The decision to send Condoleezza Rice out before the reporters yesterday to downplay new evidence that the White House had credible warnings of Osama bin Laden’s plans to hijack planes was a huge slap to the face of reason. Rice’s two main arguments seeking to belittle Bush’s prior knowledge lacked the credibility that the hijacking warnings were filled with.
First, Rice declared that the hijackings said nothing about “using the planes as missiles.” Rice’s reasoning ignores the internal Federal Bureau of Investigation (FBI) reports that at least one student had approached a flight school in search of training in all aspects of flying big jets with the exceptions of taking off and landing. For an intelligence agency with a near-unlimited budget and person power, it wouldn’t seem that hard to put two and two together on this one.
Next, Rice declared that if the Bush administration wanted to do anything preventive in regards to the hijacking threats it would have resulted in a widespread disruption in commercial airline travel. Besides being rather callous towards the nearly 5,000 people who lost their lives, this excuse is just plain ridiculous.
As it turns out, these hijackings did cause widespread disruption of the airline industry, but only after the bin Laden crew carried out their tasks to what they declared to be near-perfection. September 11th wasn’t that long ago to have forgotten that all the nation’s airports were closed, the airlines received billions of dollars in bailouts, and federal regulators immediately (and dramatically) changed the manner in which every man, woman, and child approaches the act of flying.
The troubling reality, no matter how much spin the Bush administration and its fawning media put into it, is that the credible evidence of an attack by a group of people who every intelligence official in the U.S. knew was fanatical and capable enough to inflict widespread damage was both kept secret and ignored.

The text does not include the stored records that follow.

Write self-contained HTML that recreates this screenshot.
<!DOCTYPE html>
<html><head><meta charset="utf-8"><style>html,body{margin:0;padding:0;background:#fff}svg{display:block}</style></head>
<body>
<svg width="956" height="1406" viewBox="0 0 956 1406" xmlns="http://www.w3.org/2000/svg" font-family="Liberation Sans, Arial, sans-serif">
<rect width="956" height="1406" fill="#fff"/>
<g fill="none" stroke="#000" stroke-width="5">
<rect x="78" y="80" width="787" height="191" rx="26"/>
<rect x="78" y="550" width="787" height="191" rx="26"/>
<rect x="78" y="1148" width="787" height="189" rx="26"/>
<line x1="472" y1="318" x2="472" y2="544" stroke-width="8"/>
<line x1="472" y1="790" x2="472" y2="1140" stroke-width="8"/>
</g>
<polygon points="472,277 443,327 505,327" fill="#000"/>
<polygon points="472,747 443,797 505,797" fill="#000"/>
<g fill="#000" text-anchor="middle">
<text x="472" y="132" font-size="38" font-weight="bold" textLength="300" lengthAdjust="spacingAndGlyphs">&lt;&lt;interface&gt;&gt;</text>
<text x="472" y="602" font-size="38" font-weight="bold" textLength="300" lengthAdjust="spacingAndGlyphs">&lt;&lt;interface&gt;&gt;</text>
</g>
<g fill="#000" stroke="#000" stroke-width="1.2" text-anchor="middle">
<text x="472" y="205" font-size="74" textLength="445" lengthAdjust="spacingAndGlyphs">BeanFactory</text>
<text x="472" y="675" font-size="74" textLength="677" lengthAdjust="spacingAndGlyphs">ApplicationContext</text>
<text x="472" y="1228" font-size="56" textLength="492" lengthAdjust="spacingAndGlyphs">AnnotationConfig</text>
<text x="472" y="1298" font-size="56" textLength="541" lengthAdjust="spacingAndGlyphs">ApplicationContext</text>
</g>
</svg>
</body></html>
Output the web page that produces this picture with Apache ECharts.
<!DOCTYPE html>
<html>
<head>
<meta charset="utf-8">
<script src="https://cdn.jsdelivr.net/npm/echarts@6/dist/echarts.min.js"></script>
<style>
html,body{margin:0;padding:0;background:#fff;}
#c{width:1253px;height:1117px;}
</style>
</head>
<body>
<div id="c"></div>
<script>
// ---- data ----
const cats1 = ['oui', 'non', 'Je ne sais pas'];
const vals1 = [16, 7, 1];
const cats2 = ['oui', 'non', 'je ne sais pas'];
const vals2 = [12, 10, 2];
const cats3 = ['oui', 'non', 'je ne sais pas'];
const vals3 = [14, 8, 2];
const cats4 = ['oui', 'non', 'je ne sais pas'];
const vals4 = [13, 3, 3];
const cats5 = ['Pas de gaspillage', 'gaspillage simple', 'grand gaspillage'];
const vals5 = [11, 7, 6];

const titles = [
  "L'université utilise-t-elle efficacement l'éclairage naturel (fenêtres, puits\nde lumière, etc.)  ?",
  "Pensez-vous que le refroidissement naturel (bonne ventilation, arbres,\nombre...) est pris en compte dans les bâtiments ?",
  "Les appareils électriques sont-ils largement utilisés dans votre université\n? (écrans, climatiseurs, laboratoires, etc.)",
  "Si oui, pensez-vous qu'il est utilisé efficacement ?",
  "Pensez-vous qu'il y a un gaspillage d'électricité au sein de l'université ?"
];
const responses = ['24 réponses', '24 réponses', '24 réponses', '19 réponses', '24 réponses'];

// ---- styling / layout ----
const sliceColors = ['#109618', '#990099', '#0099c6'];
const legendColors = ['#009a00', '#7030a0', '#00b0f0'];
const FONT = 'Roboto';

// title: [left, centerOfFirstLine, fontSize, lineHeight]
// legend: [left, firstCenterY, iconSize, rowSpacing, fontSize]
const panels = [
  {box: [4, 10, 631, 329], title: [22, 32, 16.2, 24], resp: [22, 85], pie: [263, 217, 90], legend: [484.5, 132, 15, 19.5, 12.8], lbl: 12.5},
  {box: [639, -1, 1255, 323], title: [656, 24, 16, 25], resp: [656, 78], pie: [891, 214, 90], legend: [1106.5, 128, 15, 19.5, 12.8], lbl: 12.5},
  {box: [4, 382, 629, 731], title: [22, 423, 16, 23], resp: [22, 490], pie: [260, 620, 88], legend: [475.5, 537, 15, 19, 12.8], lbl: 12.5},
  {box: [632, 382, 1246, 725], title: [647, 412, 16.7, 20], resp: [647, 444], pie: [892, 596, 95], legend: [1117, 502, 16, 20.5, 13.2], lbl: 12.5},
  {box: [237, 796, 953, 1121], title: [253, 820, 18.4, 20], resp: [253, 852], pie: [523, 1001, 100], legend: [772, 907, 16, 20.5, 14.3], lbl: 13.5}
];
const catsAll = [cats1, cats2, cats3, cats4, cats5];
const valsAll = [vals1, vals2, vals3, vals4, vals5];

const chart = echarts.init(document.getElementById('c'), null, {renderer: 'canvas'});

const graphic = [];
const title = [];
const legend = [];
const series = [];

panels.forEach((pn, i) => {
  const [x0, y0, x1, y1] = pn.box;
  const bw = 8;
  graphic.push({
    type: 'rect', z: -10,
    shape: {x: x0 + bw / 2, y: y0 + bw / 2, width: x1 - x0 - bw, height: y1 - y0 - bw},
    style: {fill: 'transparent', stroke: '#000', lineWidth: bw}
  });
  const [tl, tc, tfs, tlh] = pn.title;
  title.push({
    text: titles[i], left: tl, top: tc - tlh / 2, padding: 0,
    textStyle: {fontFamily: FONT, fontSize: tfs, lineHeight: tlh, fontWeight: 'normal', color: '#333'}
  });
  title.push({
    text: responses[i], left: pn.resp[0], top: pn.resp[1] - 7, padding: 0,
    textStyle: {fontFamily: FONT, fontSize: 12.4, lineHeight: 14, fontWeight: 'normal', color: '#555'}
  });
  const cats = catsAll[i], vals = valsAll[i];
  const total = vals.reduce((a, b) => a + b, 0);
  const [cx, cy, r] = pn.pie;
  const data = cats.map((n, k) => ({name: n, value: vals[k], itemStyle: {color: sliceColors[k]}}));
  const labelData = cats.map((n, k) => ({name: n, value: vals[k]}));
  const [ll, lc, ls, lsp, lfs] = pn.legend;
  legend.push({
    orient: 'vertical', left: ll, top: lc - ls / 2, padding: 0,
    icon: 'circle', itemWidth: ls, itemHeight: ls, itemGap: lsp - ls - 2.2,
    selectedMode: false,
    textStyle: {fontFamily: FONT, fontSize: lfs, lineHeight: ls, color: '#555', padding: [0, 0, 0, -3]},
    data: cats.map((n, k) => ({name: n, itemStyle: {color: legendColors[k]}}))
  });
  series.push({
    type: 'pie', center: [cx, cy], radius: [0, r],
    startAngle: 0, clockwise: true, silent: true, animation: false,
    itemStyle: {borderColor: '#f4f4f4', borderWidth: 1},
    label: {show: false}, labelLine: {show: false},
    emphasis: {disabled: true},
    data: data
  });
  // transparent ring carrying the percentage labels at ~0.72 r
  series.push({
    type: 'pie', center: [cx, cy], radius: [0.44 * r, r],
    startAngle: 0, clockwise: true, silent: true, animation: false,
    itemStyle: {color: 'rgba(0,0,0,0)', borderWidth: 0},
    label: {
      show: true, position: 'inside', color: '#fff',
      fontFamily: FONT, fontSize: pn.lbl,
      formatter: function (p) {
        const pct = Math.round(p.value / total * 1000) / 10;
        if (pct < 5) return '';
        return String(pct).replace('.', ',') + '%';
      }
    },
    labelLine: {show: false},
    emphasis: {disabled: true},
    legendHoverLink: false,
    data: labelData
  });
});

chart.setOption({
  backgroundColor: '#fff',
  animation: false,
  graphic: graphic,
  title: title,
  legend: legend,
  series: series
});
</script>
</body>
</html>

Imagine, for example, if the same amount of time and hand wringing had been put into implementing a plan to this hijacking threat as most members of the Bush inner circle put into dumping their Enron portfolios? That is, you’ll recall, exactly what the Enron-insiders-turned-Bush-officials were up to in the summer of 2001 when the hijacking threats were made known to the administration.
Finally, the public should be informed as to why it took more than eight months after this attack before this information became publicly available. Let’s not forget that the U.S. went to war over this action, decimating a nation, throwing world security into turmoil, and, interestingly enough, still failing to “get our man.” Every member of Congress who rushed to their post-September 11 podiums to lust for revenge and provide the Bush administration what amounted to a blank check for war should now be wondering about the evidence their own government withheld from them. What if, at the time of those frantic days after the attacks, the public and congress knew that the Bush team was sitting on evidence warning of the attacks?
Most of the media–particularly the right-wing talk shows and pundits–are busy spinning the disclosure of the hijacking warnings as much ado about nothing. But this nation lost 3,000 citizens, the “crown jewels” of the Manhattan skyline, our sense of security, and precious civil liberties, not to mention unleashing a vicious war against Afghanistan while the Bush team knew that the acts creating the entire mess were on the way.
Ironically, the same conservative members of Congress and the media who maniacally pursued the impeachment of Bill Clinton for being on the receiving end of a blowjob are now declaring that Bush’s prior knowledge of what amounted to “the worst ever attack on our soil” was really no big deal. Go figure.